Given problem: Type out the complete listing below word for word, without its pictures.

☆ ☆ ☆ ☆

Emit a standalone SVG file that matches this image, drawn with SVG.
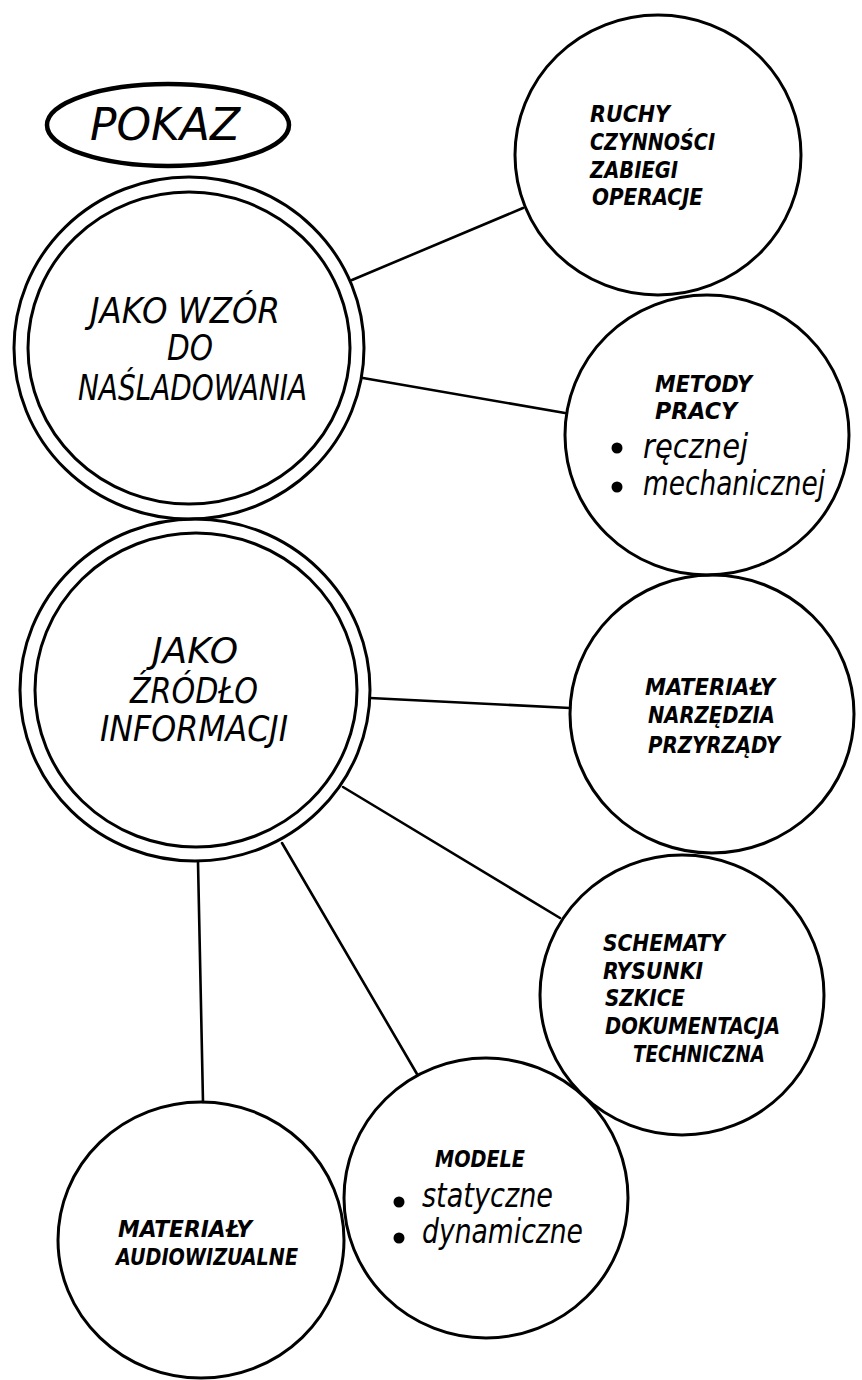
<svg xmlns="http://www.w3.org/2000/svg" width="862" height="1380" viewBox="0 0 862 1380">
<style>
  .bg { fill: #ffffff; }
  .node { fill: none; stroke: #000; stroke-width: 3; }
  .thick { fill: none; stroke: #000; stroke-width: 4.5; }
  .conn { stroke: #000; stroke-width: 2.6; fill: none; stroke-linecap: round; }
  .big { font-family: "DejaVu Sans Condensed", "DejaVu Sans", sans-serif; font-style: oblique; font-size: 36px; fill: #000; }
  .title { font-family: "DejaVu Sans Condensed", "DejaVu Sans", sans-serif; font-style: oblique; font-size: 45px; fill: #000; }
  .small { font-family: "DejaVu Sans Condensed", "DejaVu Sans", sans-serif; font-style: oblique; font-weight: bold; font-size: 23px; fill: #000; }
  .lower { font-family: "DejaVu Sans Condensed", "DejaVu Sans", sans-serif; font-style: oblique; font-size: 33px; fill: #000; }
  .dot { fill: #000; }
</style>
<rect class="bg" x="0" y="0" width="862" height="1380"/>

<g id="connectors">
  <line class="conn" x1="352" y1="280" x2="523" y2="208"/>
  <line class="conn" x1="363" y1="378" x2="565" y2="413"/>
  <line class="conn" x1="370" y1="698" x2="570" y2="708"/>
  <line class="conn" x1="343" y1="787" x2="560" y2="918"/>
  <line class="conn" x1="282" y1="843" x2="417" y2="1074"/>
  <line class="conn" x1="198" y1="862" x2="203" y2="1102"/>
</g>

<g id="pokaz">
  <ellipse class="thick" cx="168" cy="125" rx="121" ry="41"/>
  <text class="title" x="90" y="140" textLength="150" lengthAdjust="spacingAndGlyphs">POKAZ</text>
</g>

<g id="wzor">
  <ellipse class="node" cx="189" cy="348" rx="175" ry="171"/>
  <ellipse class="node" cx="189" cy="348" rx="161" ry="156"/>
  <text class="big" x="90" y="323" textLength="190" lengthAdjust="spacingAndGlyphs">JAKO WZÓR</text>
  <text class="big" x="167" y="360" textLength="46" lengthAdjust="spacingAndGlyphs">DO</text>
  <text class="big" x="78" y="400" textLength="229" lengthAdjust="spacingAndGlyphs">NAŚLADOWANIA</text>
</g>

<g id="zrodlo">
  <ellipse class="node" cx="195" cy="690" rx="175" ry="171"/>
  <ellipse class="node" cx="196" cy="690" rx="161" ry="157"/>
  <text class="big" x="152" y="663" textLength="86" lengthAdjust="spacingAndGlyphs">JAKO</text>
  <text class="big" x="130" y="703" textLength="128" lengthAdjust="spacingAndGlyphs">ŹRÓDŁO</text>
  <text class="big" x="100" y="741" textLength="188" lengthAdjust="spacingAndGlyphs">INFORMACJI</text>
</g>

<g id="ruchy">
  <ellipse class="node" cx="658" cy="155" rx="143" ry="140"/>
  <text class="small" x="590" y="122" textLength="80" lengthAdjust="spacingAndGlyphs">RUCHY</text>
  <text class="small" x="590" y="150" textLength="125" lengthAdjust="spacingAndGlyphs">CZYNNOŚCI</text>
  <text class="small" x="590" y="178" textLength="88" lengthAdjust="spacingAndGlyphs">ZABIEGI</text>
  <text class="small" x="592" y="205" textLength="111" lengthAdjust="spacingAndGlyphs">OPERACJE</text>
</g>

<g id="metody">
  <ellipse class="node" cx="707" cy="435" rx="142" ry="140"/>
  <text class="small" x="655" y="392" textLength="97" lengthAdjust="spacingAndGlyphs">METODY</text>
  <text class="small" x="655" y="419" textLength="82" lengthAdjust="spacingAndGlyphs">PRACY</text>
  <circle class="dot" cx="617" cy="448" r="5.5"/>
  <text class="lower" x="643" y="458" textLength="105" lengthAdjust="spacingAndGlyphs">ręcznej</text>
  <circle class="dot" cx="617" cy="487" r="5.5"/>
  <text class="lower" x="643" y="495" textLength="182" lengthAdjust="spacingAndGlyphs">mechanicznej</text>
</g>

<g id="materialy">
  <ellipse class="node" cx="712" cy="714" rx="142" ry="139"/>
  <text class="small" x="645" y="695" textLength="130" lengthAdjust="spacingAndGlyphs">MATERIAŁY</text>
  <text class="small" x="648" y="723" textLength="127" lengthAdjust="spacingAndGlyphs">NARZĘDZIA</text>
  <text class="small" x="648" y="753" textLength="132" lengthAdjust="spacingAndGlyphs">PRZYRZĄDY</text>
</g>

<g id="schematy">
  <ellipse class="node" cx="682" cy="995" rx="142" ry="140"/>
  <text class="small" x="603" y="951" textLength="122" lengthAdjust="spacingAndGlyphs">SCHEMATY</text>
  <text class="small" x="603" y="979" textLength="100" lengthAdjust="spacingAndGlyphs">RYSUNKI</text>
  <text class="small" x="605" y="1006" textLength="80" lengthAdjust="spacingAndGlyphs">SZKICE</text>
  <text class="small" x="605" y="1034" textLength="175" lengthAdjust="spacingAndGlyphs">DOKUMENTACJA</text>
  <text class="small" x="633" y="1062" textLength="132" lengthAdjust="spacingAndGlyphs">TECHNICZNA</text>
</g>

<g id="modele">
  <ellipse class="node" cx="486" cy="1198" rx="142" ry="140"/>
  <text class="small" x="435" y="1167" textLength="90" lengthAdjust="spacingAndGlyphs">MODELE</text>
  <circle class="dot" cx="399" cy="1202" r="5.5"/>
  <text class="lower" x="422" y="1207" textLength="131" lengthAdjust="spacingAndGlyphs">statyczne</text>
  <circle class="dot" cx="399" cy="1238" r="5.5"/>
  <text class="lower" x="422" y="1243" textLength="161" lengthAdjust="spacingAndGlyphs">dynamiczne</text>
</g>

<g id="audiowizualne">
  <ellipse class="node" cx="201" cy="1240" rx="143" ry="138"/>
  <text class="small" x="118" y="1237" textLength="134" lengthAdjust="spacingAndGlyphs">MATERIAŁY</text>
  <text class="small" x="116" y="1265" textLength="182" lengthAdjust="spacingAndGlyphs">AUDIOWIZUALNE</text>
</g>
</svg>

☆ ☆ ☆ ☆

Correct response:
Emit a standalone SVG file that matches this image, drawn with SVG.
<svg xmlns="http://www.w3.org/2000/svg" width="862" height="1380" viewBox="0 0 862 1380">
<style>
  .bg { fill: #ffffff; }
  .node { fill: none; stroke: #000; stroke-width: 3; }
  .thick { fill: none; stroke: #000; stroke-width: 4.5; }
  .conn { stroke: #000; stroke-width: 2.6; fill: none; stroke-linecap: round; }
  .big { font-family: "DejaVu Sans Condensed", "DejaVu Sans", sans-serif; font-style: oblique; font-size: 36px; fill: #000; }
  .title { font-family: "DejaVu Sans Condensed", "DejaVu Sans", sans-serif; font-style: oblique; font-size: 45px; fill: #000; }
  .small { font-family: "DejaVu Sans Condensed", "DejaVu Sans", sans-serif; font-style: oblique; font-weight: bold; font-size: 23px; fill: #000; }
  .lower { font-family: "DejaVu Sans Condensed", "DejaVu Sans", sans-serif; font-style: oblique; font-size: 33px; fill: #000; }
  .dot { fill: #000; }
</style>
<rect class="bg" x="0" y="0" width="862" height="1380"/>

<g id="connectors">
  <line class="conn" x1="352" y1="280" x2="523" y2="208"/>
  <line class="conn" x1="363" y1="378" x2="565" y2="413"/>
  <line class="conn" x1="370" y1="698" x2="570" y2="708"/>
  <line class="conn" x1="343" y1="787" x2="560" y2="918"/>
  <line class="conn" x1="282" y1="843" x2="417" y2="1074"/>
  <line class="conn" x1="198" y1="862" x2="203" y2="1102"/>
</g>

<g id="pokaz">
  <ellipse class="thick" cx="168" cy="125" rx="121" ry="41"/>
  <text class="title" x="90" y="140" textLength="150" lengthAdjust="spacingAndGlyphs">POKAZ</text>
</g>

<g id="wzor">
  <ellipse class="node" cx="189" cy="348" rx="175" ry="171"/>
  <ellipse class="node" cx="189" cy="348" rx="161" ry="156"/>
  <text class="big" x="90" y="323" textLength="190" lengthAdjust="spacingAndGlyphs">JAKO WZÓR</text>
  <text class="big" x="167" y="360" textLength="46" lengthAdjust="spacingAndGlyphs">DO</text>
  <text class="big" x="78" y="400" textLength="229" lengthAdjust="spacingAndGlyphs">NAŚLADOWANIA</text>
</g>

<g id="zrodlo">
  <ellipse class="node" cx="195" cy="690" rx="175" ry="171"/>
  <ellipse class="node" cx="196" cy="690" rx="161" ry="157"/>
  <text class="big" x="152" y="663" textLength="86" lengthAdjust="spacingAndGlyphs">JAKO</text>
  <text class="big" x="130" y="703" textLength="128" lengthAdjust="spacingAndGlyphs">ŹRÓDŁO</text>
  <text class="big" x="100" y="741" textLength="188" lengthAdjust="spacingAndGlyphs">INFORMACJI</text>
</g>

<g id="ruchy">
  <ellipse class="node" cx="658" cy="155" rx="143" ry="140"/>
  <text class="small" x="590" y="122" textLength="80" lengthAdjust="spacingAndGlyphs">RUCHY</text>
  <text class="small" x="590" y="150" textLength="125" lengthAdjust="spacingAndGlyphs">CZYNNOŚCI</text>
  <text class="small" x="590" y="178" textLength="88" lengthAdjust="spacingAndGlyphs">ZABIEGI</text>
  <text class="small" x="592" y="205" textLength="111" lengthAdjust="spacingAndGlyphs">OPERACJE</text>
</g>

<g id="metody">
  <ellipse class="node" cx="707" cy="435" rx="142" ry="140"/>
  <text class="small" x="655" y="392" textLength="97" lengthAdjust="spacingAndGlyphs">METODY</text>
  <text class="small" x="655" y="419" textLength="82" lengthAdjust="spacingAndGlyphs">PRACY</text>
  <circle class="dot" cx="617" cy="448" r="5.5"/>
  <text class="lower" x="643" y="458" textLength="105" lengthAdjust="spacingAndGlyphs">ręcznej</text>
  <circle class="dot" cx="617" cy="487" r="5.5"/>
  <text class="lower" x="643" y="495" textLength="182" lengthAdjust="spacingAndGlyphs">mechanicznej</text>
</g>

<g id="materialy">
  <ellipse class="node" cx="712" cy="714" rx="142" ry="139"/>
  <text class="small" x="645" y="695" textLength="130" lengthAdjust="spacingAndGlyphs">MATERIAŁY</text>
  <text class="small" x="648" y="723" textLength="127" lengthAdjust="spacingAndGlyphs">NARZĘDZIA</text>
  <text class="small" x="648" y="753" textLength="132" lengthAdjust="spacingAndGlyphs">PRZYRZĄDY</text>
</g>

<g id="schematy">
  <ellipse class="node" cx="682" cy="995" rx="142" ry="140"/>
  <text class="small" x="603" y="951" textLength="122" lengthAdjust="spacingAndGlyphs">SCHEMATY</text>
  <text class="small" x="603" y="979" textLength="100" lengthAdjust="spacingAndGlyphs">RYSUNKI</text>
  <text class="small" x="605" y="1006" textLength="80" lengthAdjust="spacingAndGlyphs">SZKICE</text>
  <text class="small" x="605" y="1034" textLength="175" lengthAdjust="spacingAndGlyphs">DOKUMENTACJA</text>
  <text class="small" x="633" y="1062" textLength="132" lengthAdjust="spacingAndGlyphs">TECHNICZNA</text>
</g>

<g id="modele">
  <ellipse class="node" cx="486" cy="1198" rx="142" ry="140"/>
  <text class="small" x="435" y="1167" textLength="90" lengthAdjust="spacingAndGlyphs">MODELE</text>
  <circle class="dot" cx="399" cy="1202" r="5.5"/>
  <text class="lower" x="422" y="1207" textLength="131" lengthAdjust="spacingAndGlyphs">statyczne</text>
  <circle class="dot" cx="399" cy="1238" r="5.5"/>
  <text class="lower" x="422" y="1243" textLength="161" lengthAdjust="spacingAndGlyphs">dynamiczne</text>
</g>

<g id="audiowizualne">
  <ellipse class="node" cx="201" cy="1240" rx="143" ry="138"/>
  <text class="small" x="118" y="1237" textLength="134" lengthAdjust="spacingAndGlyphs">MATERIAŁY</text>
  <text class="small" x="116" y="1265" textLength="182" lengthAdjust="spacingAndGlyphs">AUDIOWIZUALNE</text>
</g>
</svg>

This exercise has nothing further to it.